Metro

Family flies to the defense of plane-iac

That’s my boy!

Airhead flight attendant Steven Slater’s proud mom yesterday said her son did exactly what she taught him to do — stand up for himself — when he went berserk on a rude passenger at JFK and launched the plane’s emergency chute to escape Monday.

“Nobody should be abusing anybody, and I understand why he snapped,” said 75-year-old, tough-as-nails Diane Slater, from her home in Thousand Oaks, Calif.

“I would have snapped, too,” insisted the mother, a former flight attendant now battling lung cancer. “In fact, I probably would have snapped more.”

Steven Slater’s ex-wife, Cynthia Susanne Neithamer, told The Post that her former spouse “has been a fantastic and devoted flight attendant.

“I’m just really surprised [at what he did] because he really loves his job,” Neithamer, 38, said outside her Branson, Mo., home.

Neithamer’s grandfather, Harry, 82, said the incident was clearly the passenger’s fault.

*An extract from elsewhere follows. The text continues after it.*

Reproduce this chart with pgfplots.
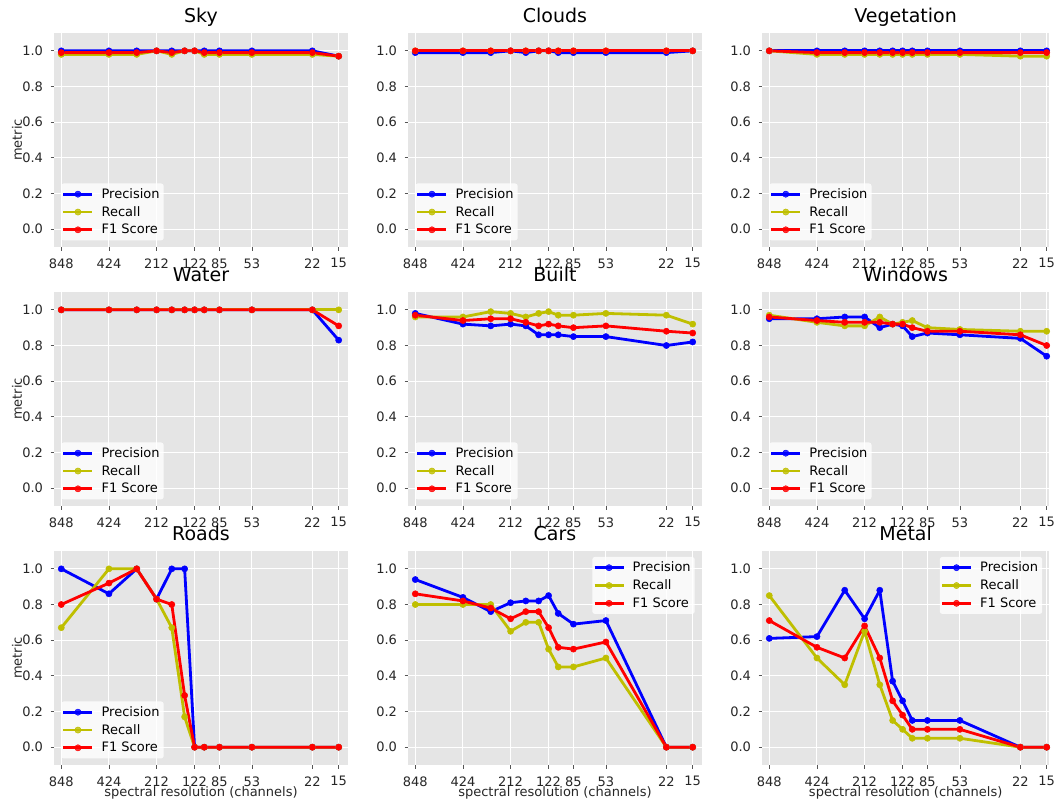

“That passenger must a bitch, just a pure bitch, because nobody else could get him wound up like that,” the granddad told The Post.

“He’s just a straight person,” he said of Slater. “When I first heard about it, I thought they had the wrong name, until I saw the picture of Stevie.”

The elderly man said his granddaughter has a child by Slater — a boy now in his teens — and that the flight attendant is a devoted dad.

“He always wanted to be an airline steward, even when he was still going to high school,” Harry Neithamer said.

Noting that Slater’s late father was an American Airlines pilot and his mom a stewardess, he added, “It was in his blood.”